December 30, 2006|From the Associated Press

NEW YORK — As you sink into your couch to watch a favorite TV show this holiday weekend, take comfort in the knowledge that you're not alone. Nationally speaking, at least. Unity within your own home is another matter entirely.

A majority of Americans got hooked on a TV show this year, an Associated Press-America Online News poll shows. But some say they watch their favorite shows alone: Their spouse or partner is into much different fare.

Is it nature or nurture? All Betty Cave knows is that while she's into those attractive young doctors on "Grey's Anatomy," with their interweaving social and professional lives, her husband likes " 'Star Trek,' 'Battlestar Galactica' and some other things that I've never heard tell of.' " She often watches her shows, which she TiVos, at 5 a.m.

Most Americans felt there was nothing special about the shows out this year -- yet 58% said they got hooked on one. For women, the top show was "Grey's Anatomy," which often tops the weekly Nielsen ratings. For men, it was "House," with the curmudgeonly Hugh Laurie, on Fox. High on the overall list were "CSI: Crime Scene Investigation" and "CSI: Miami."

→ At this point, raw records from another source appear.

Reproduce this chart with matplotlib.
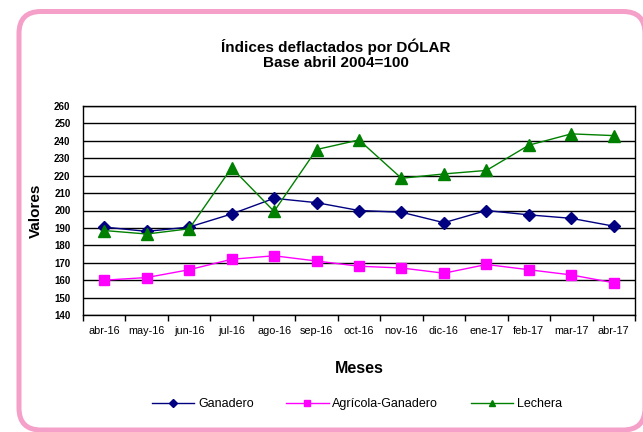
import matplotlib
matplotlib.use("Agg")
import matplotlib.pyplot as plt
from matplotlib.patches import FancyBboxPatch
import numpy as np

plt.rcParams['font.family'] = ['Liberation Sans', 'DejaVu Sans']

# data
meses = ['abr-16', 'may-16', 'jun-16', 'jul-16', 'ago-16', 'sep-16', 'oct-16',
         'nov-16', 'dic-16', 'ene-17', 'feb-17', 'mar-17', 'abr-17']
ganadero = [190.5, 188, 190.5, 198, 207, 204.5, 200, 199, 193, 200, 197.5, 195.5, 191]
agricola = [160, 161.5, 166, 172, 174, 171, 168, 167, 164, 169, 166, 163, 158.5]
lechera = [188.5, 186.5, 189.5, 224.5, 199.5, 235, 240.5, 218.5, 221, 223, 237.5, 244, 243]
y_ticks = list(range(140, 261, 10))

W, H = 643, 432
fig = plt.figure(figsize=(W / 100, H / 100), dpi=100)

# pink rounded frame, drawn in pixel coords on a background axes
bg = fig.add_axes([0, 0, 1, 1], zorder=0)
bg.set_xlim(0, W)
bg.set_ylim(H, 0)
bg.axis('off')
frame = FancyBboxPatch((19, 11.5), 626, 418.5,
                       boxstyle="round,pad=0,rounding_size=22",
                       fc='white', ec='#f5a0c8', lw=3.6)
bg.add_patch(frame)

# main plot area
ax = fig.add_axes([83 / W, 1 - 315 / H, (635 - 83) / W, (315 - 106) / H], zorder=2)
x = np.arange(len(meses))

ax.plot(x, ganadero, color='#000080', lw=1, marker='D', ms=6, label='Ganadero', zorder=3)
ax.plot(x, agricola, color='#ff00ff', lw=1, marker='s', ms=7.5, label='Agrícola-Ganadero', zorder=3)
ax.plot(x, lechera, color='#008000', lw=1, marker='^', ms=8, label='Lechera', zorder=4)

ax.set_xlim(-0.5, len(meses) - 0.5)
ax.set_ylim(140, 260)
ax.set_yticks(y_ticks)
ax.set_yticklabels([str(v) for v in y_ticks], fontsize=7, fontweight='bold')
ax.yaxis.grid(True, color='black', lw=1)
ax.set_axisbelow(True)
ax.tick_params(axis='y', length=0, pad=9)

# category labels centred, tick marks on the boundaries
ax.set_xticks(x)
ax.set_xticklabels(meses, fontsize=7.8)
ax.set_xticks(np.arange(-0.5, len(meses)), minor=True)
ax.tick_params(axis='x', which='major', length=0, pad=8)
ax.tick_params(axis='x', which='minor', length=4, direction='out', width=1)

for s in ax.spines.values():
    s.set_color('black')
    s.set_linewidth(1)

ax.set_ylabel('Valores', fontsize=11, fontweight='bold', labelpad=8)
ax.set_xlabel('Meses', fontsize=11.5, fontweight='bold', labelpad=18)

fig.text(336 / W, 1 - 54 / H, 'Índices deflactados por DÓLAR\nBase abril 2004=100',
         ha='center', va='center', fontsize=11, fontweight='bold', linespacing=1.05)

leg = fig.legend(loc='center', bbox_to_anchor=(357 / W, 1 - 404 / H), ncol=3,
                 frameon=False, fontsize=9, handlelength=3.4, columnspacing=2.6,
                 handletextpad=0.3)
for ln in leg.get_lines():
    ln.set_markersize(4)

fig.savefig('out.png', dpi=100)
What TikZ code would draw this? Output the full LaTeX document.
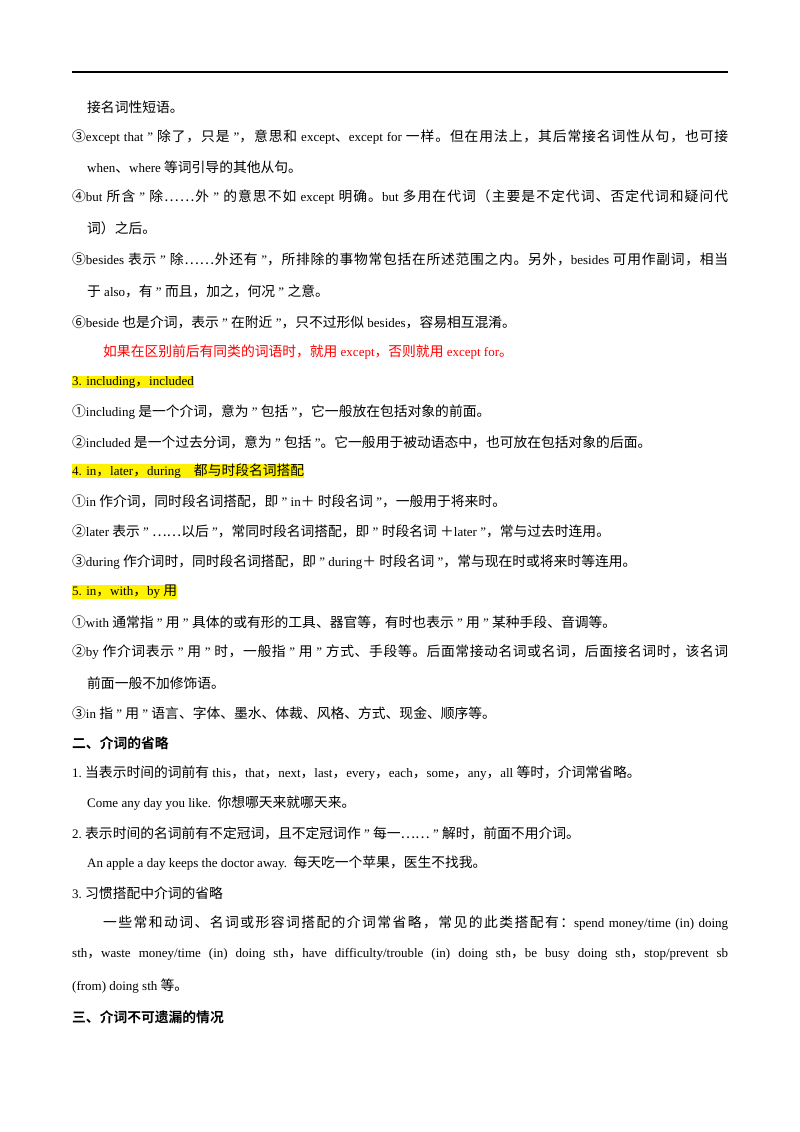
\documentclass[tikz,border=0pt]{standalone}
\usepackage{fontspec}
\defaultfontfeatures{}
\setmainfont{Liberation Serif}
\newfontfamily\cjk{Noto Sans CJK SC}[BoldFont={* Bold},Scale=1.06]
\newXeTeXintercharclass\cjkclass
\makeatletter
\count@="3000 \loop\ifnum\count@<"3040 \XeTeXcharclass\count@=\cjkclass \advance\count@ 1 \repeat
\count@="4E00 \loop\ifnum\count@<"A000 \XeTeXcharclass\count@=\cjkclass \advance\count@ 1 \repeat
\count@="FF00 \loop\ifnum\count@<"FF60 \XeTeXcharclass\count@=\cjkclass \advance\count@ 1 \repeat
\count@="2460 \loop\ifnum\count@<"2470 \XeTeXcharclass\count@=\cjkclass \advance\count@ 1 \repeat
\XeTeXcharclass"2026=\cjkclass
\makeatother
\XeTeXinterchartokenstate=1
\XeTeXinterchartoks 0 \cjkclass = {\begingroup\cjk}
\XeTeXinterchartoks 4095 \cjkclass = {\begingroup\cjk}
\XeTeXinterchartoks \cjkclass 0 = {\endgroup}
\XeTeXinterchartoks \cjkclass 4095 = {\endgroup}
\XeTeXinterchartoks \cjkclass \cjkclass = {\hskip0pt plus 2pt\relax}
\newcommand{\fl}[2]{\makebox[#1pt][s]{#2}}
\newcommand{\qq}{{\char34}}
\begin{document}
\begin{tikzpicture}[x=1pt,y=-1pt,
  tl/.style={anchor=west,inner sep=0pt,font=\fontsize{13}{13}\selectfont},
  hl/.style={tl,fill=yellow},
  hd/.style={tl,font=\fontsize{13}{13}\selectfont\bfseries}]
\useasboundingbox (0,0) rectangle (800,1132);
\fill[white] (0,0) rectangle (800,1132);
\coordinate (r1) at (72,72); \coordinate (r2) at (728,72);
\draw[line width=1.2pt] (r1) -- (r2);
\node[tl] (l1) at (87,107) {接名词性短语。};
\node[tl] (l2) at (72,137) {\fl{656}{③except that \qq{} 除了，只是 \qq{}，意思和 except、except for 一样。但在用法上，其后常接名词性从句，也可接}};
\node[tl] (l3) at (87,167) {when、where 等词引导的其他从句。};
\node[tl] (l4) at (72,197) {\fl{656}{④but 所含 \qq{} 除……外 \qq{} 的意思不如 except 明确。but 多用在代词（主要是不定代词、否定代词和疑问代}};
\node[tl] (l5) at (87,228) {词）之后。};
\node[tl] (l6) at (72,259) {\fl{656}{⑤besides 表示 \qq{} 除……外还有 \qq{}，所排除的事物常包括在所述范围之内。另外，besides 可用作副词，相当}};
\node[tl] (l7) at (87,291) {于 also，有 \qq{} 而且，加之，何况 \qq{} 之意。};
\node[tl] (l8) at (72,322) {⑥beside 也是介词，表示 \qq{} 在附近 \qq{}，只不过形似 besides，容易相互混淆。};
\node[tl,text=red] (l9) at (103,352) {如果在区别前后有同类的词语时，就用 except，否则就用 except for。};
\node[hl] (h3) at (72,382) {3. including，included};
\node[tl] (l10) at (72,412) {①including 是一个介词，意为 \qq{} 包括 \qq{}，它一般放在包括对象的前面。};
\node[tl] (l11) at (72,442) {②included 是一个过去分词，意为 \qq{} 包括 \qq{}。它一般用于被动语态中，也可放在包括对象的后面。};
\node[hl] (h4) at (72,471) {4. in，later，during\quad 都与时段名词搭配};
\node[tl] (l12) at (72,501) {①in 作介词，同时段名词搭配，即 \qq{} in＋ 时段名词 \qq{}，一般用于将来时。};
\node[tl] (l13) at (72,531) {②later 表示 \qq{} ……以后 \qq{}，常同时段名词搭配，即 \qq{} 时段名词 ＋later \qq{}，常与过去时连用。};
\node[tl] (l14) at (72,562) {③during 作介词时，同时段名词搭配，即 \qq{} during＋ 时段名词 \qq{}，常与现在时或将来时等连用。};
\node[hl] (h5) at (72,592) {5. in，with，by 用};
\node[tl] (l15) at (72,622) {①with 通常指 \qq{} 用 \qq{} 具体的或有形的工具、器官等，有时也表示 \qq{} 用 \qq{} 某种手段、音调等。};
\node[tl] (l16) at (72,652) {\fl{656}{②by 作介词表示 \qq{} 用 \qq{} 时，一般指 \qq{} 用 \qq{} 方式、手段等。后面常接动名词或名词，后面接名词时，该名词}};
\node[tl] (l17) at (87,683) {前面一般不加修饰语。};
\node[tl] (l18) at (72,713) {③in 指 \qq{} 用 \qq{} 语言、字体、墨水、体裁、风格、方式、现金、顺序等。};
\node[hd] (h6) at (72,743) {二、介词的省略};
\node[tl] (l19) at (72,773) {1.\ 当表示时间的词前有 this，that，next，last，every，each，some，any，all 等时，介词常省略。};
\node[tl] (l20) at (87,803) {Come any day you like.\ \ 你想哪天来就哪天来。};
\node[tl] (l21) at (72,833) {2.\ 表示时间的名词前有不定冠词，且不定冠词作 \qq{} 每一…… \qq{} 解时，前面不用介词。};
\node[tl] (l22) at (87,863) {An apple a day keeps the doctor away.\ \ 每天吃一个苹果，医生不找我。};
\node[tl] (l23) at (72,893) {3.\ 习惯搭配中介词的省略};
\node[tl] (l24) at (103,923) {\fl{625}{一些常和动词、名词或形容词搭配的介词常省略，常见的此类搭配有：spend money/time (in) doing}};
\node[tl] (l25) at (72,954) {\fl{656}{sth，waste money/time (in) doing sth，have difficulty/trouble (in) doing sth，be busy doing sth，stop/prevent sb}};
\node[tl] (l26) at (72,986) {(from) doing sth 等。};
\node[hd] (h7) at (72,1017) {三、介词不可遗漏的情况};
\end{tikzpicture}
\end{document}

That doesn't surprise Joe Vescera of San Francisco, a huge "CSI" fan -- "I've seen them all," he says. His wife, Monica, prefers comedies. He likes horror; she doesn't. "I tried getting her to watch 'Saw,' " he says. "She wouldn't." Instead, she watches ABC's "Ugly Betty," a hit of the new season. Vescera clearly doesn't love the show. "It's OK," he says, "but to me, it seems senseless, in a way." Luckily, he has a different work schedule from his wife, so their tastes can coexist easily.

That's not an issue for Deborah Martin, 23, of Lovingston, Va., and her partner, Joshua. "We like the same stuff," she says. After work, the two will often turn on "Heroes," NBC's new hit, or "Day Break," the Taye Diggs drama ABC has pulled from its schedule. "We enjoy sitting down, eating together and watching."

The telephone poll of 1,000 adults was conducted Dec. 12 to 14 by Ipsos, an international polling firm. The margin of sampling error was plus or minus 3 percentage points.